From Detonation to Afterburning: Particle Size–Driven Energy Release in CL-20-Based Thermobaric Explosives

To clarify the role of fuel and oxidizer particle size in regulating the energy output of CL-20-based thermobaric explosives, formulations with varied particle sizes were prepared and systematically investigated. Explosion calorimetry and confined explosion experiments were conducted to evaluate the effects of aluminum and potassium perchlorate (KClO ₄ ) particle size on explosive energy and blast parameters. The results show that KClO ₄ particle size has a negligible influence on the total explosion energy.
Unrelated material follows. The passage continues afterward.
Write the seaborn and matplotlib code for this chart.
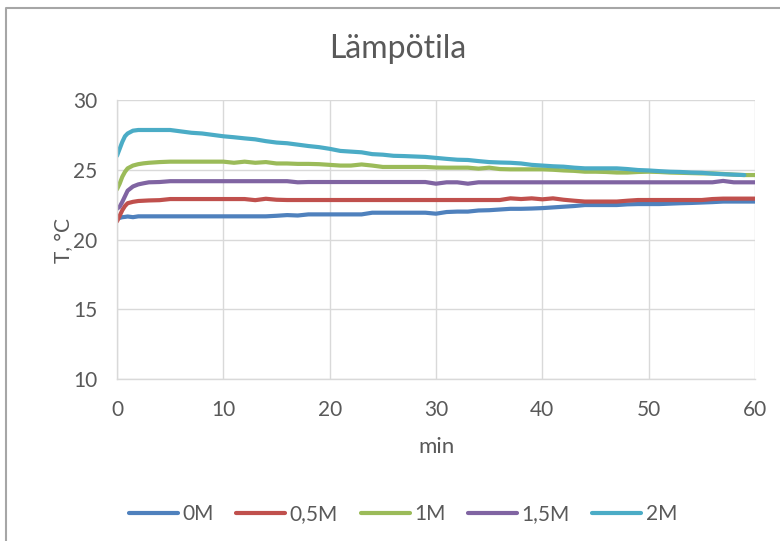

However, reducing the particle size from 255 µm to 10 µm shortens the heat transfer distance and accelerates decomposition, thereby promoting aluminum participation in the anaerobic combustion stage. As a result, the explosion peak overpressure increases by 5.98% and 11.18%, respectively. For the 10 µm KClO ₄ formulation, the elevated activation energy limits reactions, leading to a reduced quasi-static pressure. Among formulations containing single-sized aluminum powders, the Al-6 sample exhibits the highest explosion energy and pressure. This behavior is attributed to a dynamic balance between active aluminum content and reaction rate. In contrast, the graded aluminum formulation (Al-G) enables synergistic participation of different particle sizes within the reaction time window. This synergy intensifies and prolongs afterburning, resulting in the best overall explosive performance. These findings provide guidance for optimizing the energy release structure of CL-20-based thermobaric explosives.